Eliminating these stations, we produced a heatmap of the remaining top 15 stations by time of day (only for weekdays) to get an idea of where and when the bulk of the traffic occurred.
This addresses our quantity of people question, but not our quality of people question. To solve this, we looked at income data from the IRS broken down by zipcode (wealthier people are more likely to donate) and data on tech company addresses in NYC (people in tech are more likely to be intereted in WTWY and attend the event).
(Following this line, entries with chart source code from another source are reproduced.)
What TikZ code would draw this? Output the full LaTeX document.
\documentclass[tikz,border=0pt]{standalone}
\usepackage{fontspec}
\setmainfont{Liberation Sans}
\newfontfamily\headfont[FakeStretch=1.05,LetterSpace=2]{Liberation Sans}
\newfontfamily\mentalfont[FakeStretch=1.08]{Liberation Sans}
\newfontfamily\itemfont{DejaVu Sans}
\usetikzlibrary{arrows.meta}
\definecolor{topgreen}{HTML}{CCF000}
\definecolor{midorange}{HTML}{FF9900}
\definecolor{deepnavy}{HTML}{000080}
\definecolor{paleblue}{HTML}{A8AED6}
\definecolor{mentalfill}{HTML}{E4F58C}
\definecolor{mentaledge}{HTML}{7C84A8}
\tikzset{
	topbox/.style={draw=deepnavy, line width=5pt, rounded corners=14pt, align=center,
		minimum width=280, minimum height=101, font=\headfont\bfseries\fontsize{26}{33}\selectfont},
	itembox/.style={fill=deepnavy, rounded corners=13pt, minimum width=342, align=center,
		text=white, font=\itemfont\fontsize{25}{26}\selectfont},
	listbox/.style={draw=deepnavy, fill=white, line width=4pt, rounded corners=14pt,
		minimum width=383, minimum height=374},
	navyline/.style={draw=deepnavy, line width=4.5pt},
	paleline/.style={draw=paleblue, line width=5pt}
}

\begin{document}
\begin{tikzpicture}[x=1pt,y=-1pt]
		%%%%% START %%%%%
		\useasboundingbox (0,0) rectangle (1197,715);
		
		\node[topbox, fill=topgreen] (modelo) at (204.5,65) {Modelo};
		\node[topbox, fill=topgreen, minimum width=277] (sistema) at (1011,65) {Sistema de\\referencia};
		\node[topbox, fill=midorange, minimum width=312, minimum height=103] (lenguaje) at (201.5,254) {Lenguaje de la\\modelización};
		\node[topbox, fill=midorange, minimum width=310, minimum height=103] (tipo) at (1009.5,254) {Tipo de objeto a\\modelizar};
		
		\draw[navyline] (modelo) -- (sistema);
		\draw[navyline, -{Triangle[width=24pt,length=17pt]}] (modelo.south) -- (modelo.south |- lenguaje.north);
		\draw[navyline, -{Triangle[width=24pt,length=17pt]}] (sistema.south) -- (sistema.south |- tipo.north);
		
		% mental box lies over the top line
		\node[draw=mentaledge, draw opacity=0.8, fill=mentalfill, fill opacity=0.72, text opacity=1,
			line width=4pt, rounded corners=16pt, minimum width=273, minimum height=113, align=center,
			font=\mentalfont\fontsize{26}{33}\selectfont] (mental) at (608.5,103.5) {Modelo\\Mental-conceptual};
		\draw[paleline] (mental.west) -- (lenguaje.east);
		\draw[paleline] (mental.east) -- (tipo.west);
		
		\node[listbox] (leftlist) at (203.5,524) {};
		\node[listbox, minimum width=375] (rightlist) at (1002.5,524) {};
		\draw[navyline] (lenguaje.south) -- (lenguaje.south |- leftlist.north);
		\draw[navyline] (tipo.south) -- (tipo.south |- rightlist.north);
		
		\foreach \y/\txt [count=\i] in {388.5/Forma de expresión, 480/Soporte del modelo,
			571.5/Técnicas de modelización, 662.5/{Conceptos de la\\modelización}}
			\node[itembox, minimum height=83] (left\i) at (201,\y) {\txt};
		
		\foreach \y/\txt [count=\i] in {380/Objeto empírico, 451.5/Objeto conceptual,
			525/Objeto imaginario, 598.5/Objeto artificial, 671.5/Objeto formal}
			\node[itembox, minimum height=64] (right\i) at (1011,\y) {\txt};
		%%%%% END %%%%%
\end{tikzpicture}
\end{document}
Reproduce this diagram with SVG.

We assumed that people exiting the subway in the morning were probably going to work, so in the morning we would focus on the tech company data, and in the evening people were going home, so in the evening we would focus on the income data.
The tech company data showed that tech hubs in the city were located nearest Fulton Street station, Union Square, Herald Square, and Bryant Park.
The income data showed that the wealthiest neighborhoods in NYC were the Upper East and West Sides, Chelsea, the Gramercy/Murray Hill area, so in the evenings we recommended hitting Union Square, Columbus Circle, 86th Street (on the 456), 72nd Street (on the 123), and West 4th Street in the Village.
Being a New Yorker , I grappled a little bit with how much of our insights were supposed to come from the data, and how much we could allow to be informed by our prior knowledge. For example, Flushing came up as a top station, but I instinctively knew it wouldn’t be a good candidate for canvassing. It then became a matter of finding data that would eliminate that station. I wonder how I would’ve solved the problem having known nothing about New York. Cleaning the data also would have been a lot harder without already knowing the nuances of the subway system. So my biggest question going forward is if you are more likely to find a new or interesting insight if you have broad domain knowledge and certain expectations, or if you come into something with neutral eyes. Nonetheless, it was amazing to see what we could come up with only 4 days into being data scientists!